Korporasi Tak Tersentuh Hukum, GMPI Serukan Penindakan Tegas pada Penguasa Lahan Ilegal

PEKANBARU – Gerakan Pemuda dan Mahasiswa Indonesia (GMPI) mengkritisi ketimpangan dalam proses penegakan hukum terkait penguasaan lahan negara dan kawasan hutan. Mereka menyoroti bagaimana masyarakat kecil sering menjadi sasaran penindakan, sementara sejumlah korporasi besar tidak tersentuh hukum.
Koordinator GMPI se-Indonesia, Daniel Simanjuntak, menyatakan dukungannya terhadap kinerja Satgas Penertiban Kawasan Hutan (PKH) dalam menertibkan kawasan hutan, khususnya di Taman Nasional Teso Nilo (TNTN). Namun, ia mendesak Satgas PKH untuk lebih fokus pada perusahaan-perusahaan besar yang diduga kuat menguasai lahan secara ilegal.
"GMPI telah membahas masalah ini bersama pengurus dari berbagai daerah di Jakarta. Kami siap membantu Satgas PKH dalam menginvestigasi korporasi yang terlibat, namun penegakan hukum harus dilakukan secara adil. Jangan sampai hukum hanya tegas terhadap masyarakat kecil, sementara tumpul terhadap korporasi," tegas Daniel kepada wartawan pada Selasa (15/7/2025) di Pekanbaru.
Daniel mengungkapkan contoh kasus beberapa perusahaan yang lahannya sudah disita oleh Satgas PKH, seperti PT IS, PT MUP, dan PT SMA. Meskipun sudah disita, belum ada proses hukum yang diambil terhadap pemilik atau direksi perusahaan-perusahaan tersebut.
"Satgas PKH harus berani mengevaluasi izin perusahaan dan mencocokkan dengan peruntukannya. Jika ditemukan pelanggaran, tindakan hukum harus dilakukan, tidak hanya sebatas penyitaan lahan," ujar Daniel. Sebagai perbandingan, ia mencontohkan kasus PT Duta Palma yang tidak hanya berujung pada penyitaan aset, tetapi juga proses hukum terhadap pemilik perusahaan yang dijatuhi hukuman pidana.
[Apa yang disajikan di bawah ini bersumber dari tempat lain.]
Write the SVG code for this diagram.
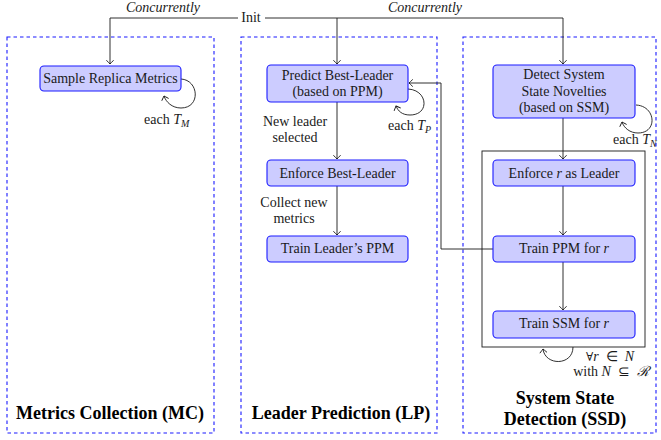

"Penanganan kasus Duta Palma seharusnya menjadi standar bagi Satgas PKH dalam menangani kasus serupa di TNTN," imbuhnya. Daniel menegaskan, "Jangan berhenti hanya di tahap penyitaan. Satgas harus berani bertindak hingga ke pemilik atau manajemen perusahaan. Pemilik Duta Palma sudah dipenjara, mengapa perusahaan lain seperti PT IS, PT MUP, dan PT SMA belum diproses hukum?"
Di sisi lain, Daniel juga menyoroti praktik korporasi yang sengaja membentuk banyak perusahaan untuk menguasai lahan dan menggunakan oknum masyarakat untuk mengelola lahan secara ilegal. Tujuannya agar ketika terjadi konflik atau penindakan, masyarakat yang menjadi korban sementara perusahaan bisa cuci tangan.
"Modus seperti ini sudah lama terjadi. Masyarakat dijadikan tameng. Maka, Satgas PKH harus membongkar siapa aktor utama di balik konflik lahan tersebut," jelasnya.
Karena itu, GMPI meminta pemerintah dan Satgas PKH untuk melakukan evaluasi menyeluruh terhadap izin korporasi, termasuk April Grup, Sinarmas, dan Asian Agri. Jika ditemukan penyalahgunaan izin atau penguasaan lahan yang tidak sesuai peruntukannya, maka proses hukum harus dijalankan secara menyeluruh.
"Satgas PKH jangan berhenti hanya pada penyitaan. Proses hukum terhadap pemilik dan pengendali korporasi harus ditegakkan. Jangan ada standar ganda dalam penegakan hukum. Jangan sampai ketika masyarakat langsung diproses hukum, tetapi korporasi malah diabaikan," ujar Daniel.
GMPI juga menyatakan kesiapan mereka untuk membantu tim Satgas PKH dalam menginventarisir korporasi yang terlibat. "Kami siap membantu Satgas dalam menginventarisir, jika memang dibutuhkan," pungkas Daniel.